*WORK TO DO*:
Output exactly the lines from the first line of the records below through the line containing "function pairs(xs, ys)", both included, leaving out any pictures.

*DATA EXCERPTS*:
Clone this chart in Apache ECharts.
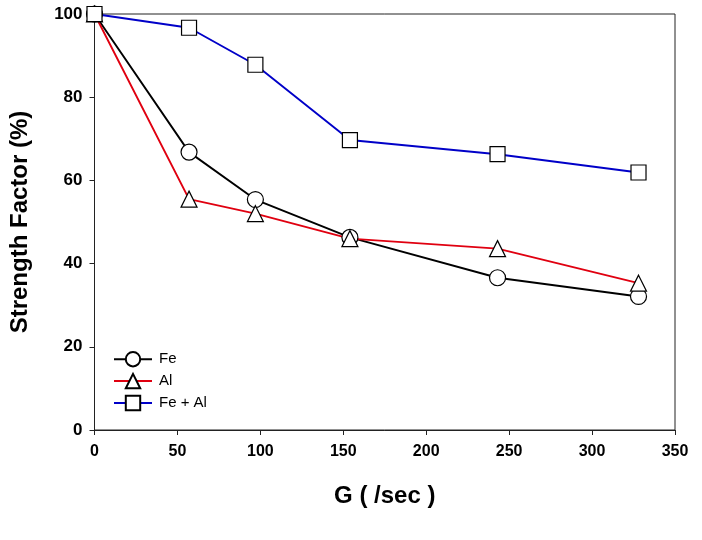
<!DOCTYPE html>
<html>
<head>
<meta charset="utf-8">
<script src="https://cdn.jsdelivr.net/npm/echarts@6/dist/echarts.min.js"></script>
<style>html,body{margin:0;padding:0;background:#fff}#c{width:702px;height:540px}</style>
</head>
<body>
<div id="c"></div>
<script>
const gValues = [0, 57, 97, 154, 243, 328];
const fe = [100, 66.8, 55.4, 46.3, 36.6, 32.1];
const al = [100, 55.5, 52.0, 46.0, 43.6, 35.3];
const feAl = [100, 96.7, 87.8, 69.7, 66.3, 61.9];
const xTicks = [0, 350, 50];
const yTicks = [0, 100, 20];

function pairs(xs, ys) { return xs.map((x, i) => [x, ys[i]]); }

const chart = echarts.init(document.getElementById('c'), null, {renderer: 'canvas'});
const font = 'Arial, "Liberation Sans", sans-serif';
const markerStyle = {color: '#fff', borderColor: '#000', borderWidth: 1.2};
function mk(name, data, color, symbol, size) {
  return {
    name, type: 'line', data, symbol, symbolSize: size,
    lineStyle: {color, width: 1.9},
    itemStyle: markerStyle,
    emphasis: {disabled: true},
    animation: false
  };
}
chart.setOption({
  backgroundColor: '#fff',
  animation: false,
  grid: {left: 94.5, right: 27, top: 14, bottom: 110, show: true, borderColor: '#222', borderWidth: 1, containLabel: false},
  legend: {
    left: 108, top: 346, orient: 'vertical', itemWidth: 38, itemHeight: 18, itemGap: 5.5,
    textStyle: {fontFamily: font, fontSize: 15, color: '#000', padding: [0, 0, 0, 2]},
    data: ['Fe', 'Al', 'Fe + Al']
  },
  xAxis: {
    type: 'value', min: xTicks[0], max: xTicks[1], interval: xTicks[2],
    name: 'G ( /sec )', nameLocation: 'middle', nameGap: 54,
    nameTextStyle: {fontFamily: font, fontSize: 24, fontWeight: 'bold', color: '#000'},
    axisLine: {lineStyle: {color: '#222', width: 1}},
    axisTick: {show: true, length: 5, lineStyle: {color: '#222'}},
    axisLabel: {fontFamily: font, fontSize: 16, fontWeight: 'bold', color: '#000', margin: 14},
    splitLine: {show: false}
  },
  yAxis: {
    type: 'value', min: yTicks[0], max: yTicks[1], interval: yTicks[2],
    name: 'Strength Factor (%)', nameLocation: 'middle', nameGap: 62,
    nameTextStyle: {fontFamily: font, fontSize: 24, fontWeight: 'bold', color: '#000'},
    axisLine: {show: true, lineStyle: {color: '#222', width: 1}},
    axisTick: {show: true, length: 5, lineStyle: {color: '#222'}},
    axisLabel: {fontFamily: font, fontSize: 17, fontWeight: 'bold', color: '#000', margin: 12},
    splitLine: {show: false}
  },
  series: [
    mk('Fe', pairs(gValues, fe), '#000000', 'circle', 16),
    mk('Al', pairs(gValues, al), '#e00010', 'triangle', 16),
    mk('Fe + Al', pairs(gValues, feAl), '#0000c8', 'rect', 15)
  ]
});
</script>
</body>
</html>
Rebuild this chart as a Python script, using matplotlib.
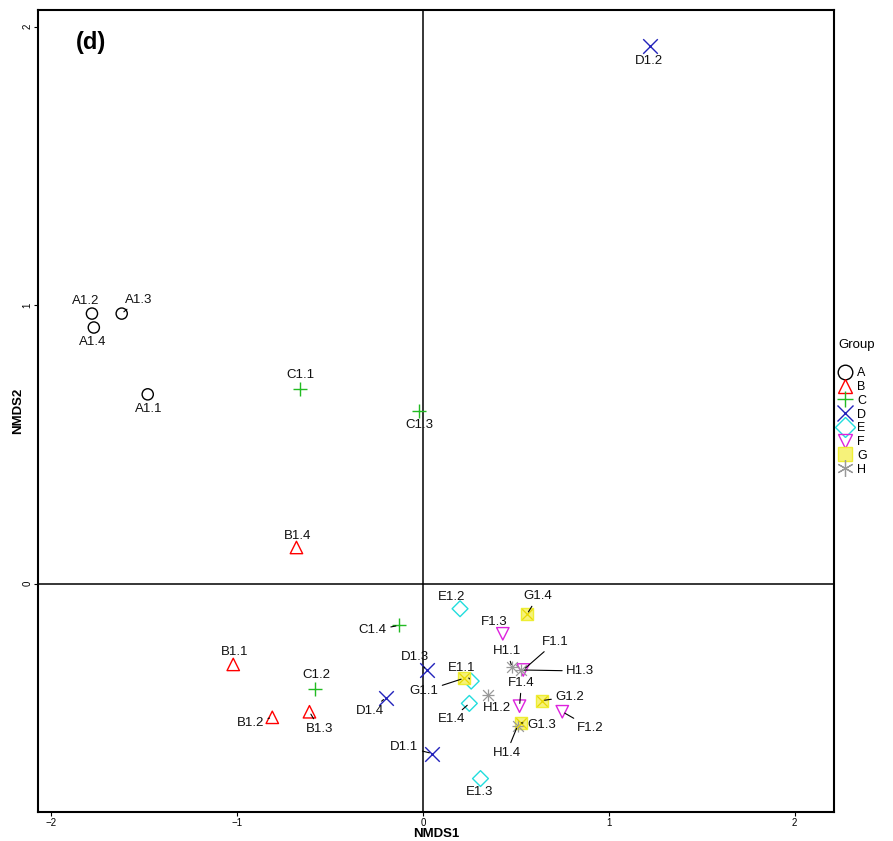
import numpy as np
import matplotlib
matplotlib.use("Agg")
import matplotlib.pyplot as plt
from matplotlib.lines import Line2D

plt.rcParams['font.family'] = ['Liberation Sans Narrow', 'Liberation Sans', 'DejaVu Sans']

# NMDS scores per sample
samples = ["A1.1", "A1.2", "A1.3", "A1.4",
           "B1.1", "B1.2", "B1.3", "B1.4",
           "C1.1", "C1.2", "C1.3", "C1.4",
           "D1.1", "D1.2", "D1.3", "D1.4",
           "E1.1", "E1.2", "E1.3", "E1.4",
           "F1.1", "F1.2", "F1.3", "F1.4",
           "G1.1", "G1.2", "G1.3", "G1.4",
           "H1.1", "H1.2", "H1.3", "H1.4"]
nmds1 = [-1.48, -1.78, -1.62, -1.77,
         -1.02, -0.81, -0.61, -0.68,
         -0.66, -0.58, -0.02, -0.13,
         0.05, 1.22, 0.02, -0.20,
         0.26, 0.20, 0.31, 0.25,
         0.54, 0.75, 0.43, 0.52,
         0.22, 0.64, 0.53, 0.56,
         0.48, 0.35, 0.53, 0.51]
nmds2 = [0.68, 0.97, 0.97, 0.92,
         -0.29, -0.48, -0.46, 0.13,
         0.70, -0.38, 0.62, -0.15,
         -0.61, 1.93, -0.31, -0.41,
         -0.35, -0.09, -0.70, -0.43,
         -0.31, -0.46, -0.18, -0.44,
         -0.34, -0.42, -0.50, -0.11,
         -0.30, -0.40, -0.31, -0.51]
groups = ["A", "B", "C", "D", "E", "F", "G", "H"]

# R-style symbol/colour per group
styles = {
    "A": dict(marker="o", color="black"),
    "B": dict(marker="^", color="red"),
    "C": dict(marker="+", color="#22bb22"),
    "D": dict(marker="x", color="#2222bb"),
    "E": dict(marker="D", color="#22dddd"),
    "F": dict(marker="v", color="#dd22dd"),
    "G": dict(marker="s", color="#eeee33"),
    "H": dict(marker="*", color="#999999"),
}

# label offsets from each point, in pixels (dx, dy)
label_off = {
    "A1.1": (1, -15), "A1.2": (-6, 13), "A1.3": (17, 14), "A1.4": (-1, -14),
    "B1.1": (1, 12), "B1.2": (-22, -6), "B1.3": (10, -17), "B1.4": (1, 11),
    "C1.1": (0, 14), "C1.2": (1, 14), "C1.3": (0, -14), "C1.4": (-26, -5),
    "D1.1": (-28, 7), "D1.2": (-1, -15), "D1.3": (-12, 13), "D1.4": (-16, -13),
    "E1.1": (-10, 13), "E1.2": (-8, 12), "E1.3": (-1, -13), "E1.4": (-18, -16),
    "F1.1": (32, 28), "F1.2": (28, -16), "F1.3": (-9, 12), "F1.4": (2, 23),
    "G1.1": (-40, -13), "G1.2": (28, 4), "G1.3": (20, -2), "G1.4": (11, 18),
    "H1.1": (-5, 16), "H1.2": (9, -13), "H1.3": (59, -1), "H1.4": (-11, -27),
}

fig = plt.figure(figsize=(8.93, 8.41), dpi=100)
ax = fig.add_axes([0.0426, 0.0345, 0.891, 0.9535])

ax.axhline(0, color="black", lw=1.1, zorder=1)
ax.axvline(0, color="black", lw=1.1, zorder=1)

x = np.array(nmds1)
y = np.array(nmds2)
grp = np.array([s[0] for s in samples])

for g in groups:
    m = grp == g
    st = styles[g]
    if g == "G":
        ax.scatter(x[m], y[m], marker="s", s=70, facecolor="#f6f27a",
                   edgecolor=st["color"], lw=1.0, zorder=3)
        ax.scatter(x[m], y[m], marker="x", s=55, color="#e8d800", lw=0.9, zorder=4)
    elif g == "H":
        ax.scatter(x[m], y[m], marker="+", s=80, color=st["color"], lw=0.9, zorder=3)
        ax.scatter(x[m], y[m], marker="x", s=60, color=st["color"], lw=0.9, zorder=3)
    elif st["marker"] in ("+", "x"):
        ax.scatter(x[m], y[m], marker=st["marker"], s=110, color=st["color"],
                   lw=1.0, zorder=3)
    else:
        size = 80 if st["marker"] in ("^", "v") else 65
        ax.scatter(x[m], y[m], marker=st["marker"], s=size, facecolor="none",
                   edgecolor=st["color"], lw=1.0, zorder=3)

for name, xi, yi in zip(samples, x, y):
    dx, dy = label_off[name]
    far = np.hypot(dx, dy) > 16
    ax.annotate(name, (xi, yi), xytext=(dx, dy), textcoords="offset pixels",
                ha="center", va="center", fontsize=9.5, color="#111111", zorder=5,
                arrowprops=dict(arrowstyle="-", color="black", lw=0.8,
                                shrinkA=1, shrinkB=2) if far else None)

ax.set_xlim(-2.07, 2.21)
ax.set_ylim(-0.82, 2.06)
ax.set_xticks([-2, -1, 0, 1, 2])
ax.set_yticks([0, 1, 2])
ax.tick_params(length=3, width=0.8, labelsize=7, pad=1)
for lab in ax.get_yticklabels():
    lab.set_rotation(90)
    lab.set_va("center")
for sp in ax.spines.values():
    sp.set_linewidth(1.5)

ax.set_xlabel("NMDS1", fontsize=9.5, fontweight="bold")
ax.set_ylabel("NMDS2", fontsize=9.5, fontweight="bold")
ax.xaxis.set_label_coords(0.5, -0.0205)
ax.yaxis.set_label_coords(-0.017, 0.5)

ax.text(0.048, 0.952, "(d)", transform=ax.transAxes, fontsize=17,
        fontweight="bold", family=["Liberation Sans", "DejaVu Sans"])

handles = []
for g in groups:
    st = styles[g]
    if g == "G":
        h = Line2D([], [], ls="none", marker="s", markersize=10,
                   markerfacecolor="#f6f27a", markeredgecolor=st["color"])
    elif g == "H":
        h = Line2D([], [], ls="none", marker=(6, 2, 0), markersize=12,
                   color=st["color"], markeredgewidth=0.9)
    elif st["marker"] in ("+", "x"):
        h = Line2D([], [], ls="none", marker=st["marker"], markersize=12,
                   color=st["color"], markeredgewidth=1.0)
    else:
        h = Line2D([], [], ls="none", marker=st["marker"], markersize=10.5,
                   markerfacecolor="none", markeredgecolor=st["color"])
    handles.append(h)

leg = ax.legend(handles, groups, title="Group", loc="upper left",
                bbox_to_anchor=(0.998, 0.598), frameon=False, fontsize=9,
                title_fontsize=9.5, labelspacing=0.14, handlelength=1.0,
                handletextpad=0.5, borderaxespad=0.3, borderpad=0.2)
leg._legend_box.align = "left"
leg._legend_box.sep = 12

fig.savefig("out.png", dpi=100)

*WORKED SOLUTION*:
Clone this chart in Apache ECharts.
<!DOCTYPE html>
<html>
<head>
<meta charset="utf-8">
<script src="https://cdn.jsdelivr.net/npm/echarts@6/dist/echarts.min.js"></script>
<style>html,body{margin:0;padding:0;background:#fff}#c{width:702px;height:540px}</style>
</head>
<body>
<div id="c"></div>
<script>
const gValues = [0, 57, 97, 154, 243, 328];
const fe = [100, 66.8, 55.4, 46.3, 36.6, 32.1];
const al = [100, 55.5, 52.0, 46.0, 43.6, 35.3];
const feAl = [100, 96.7, 87.8, 69.7, 66.3, 61.9];
const xTicks = [0, 350, 50];
const yTicks = [0, 100, 20];

function pairs(xs, ys) { return xs.map((x, i) => [x, ys[i]]); }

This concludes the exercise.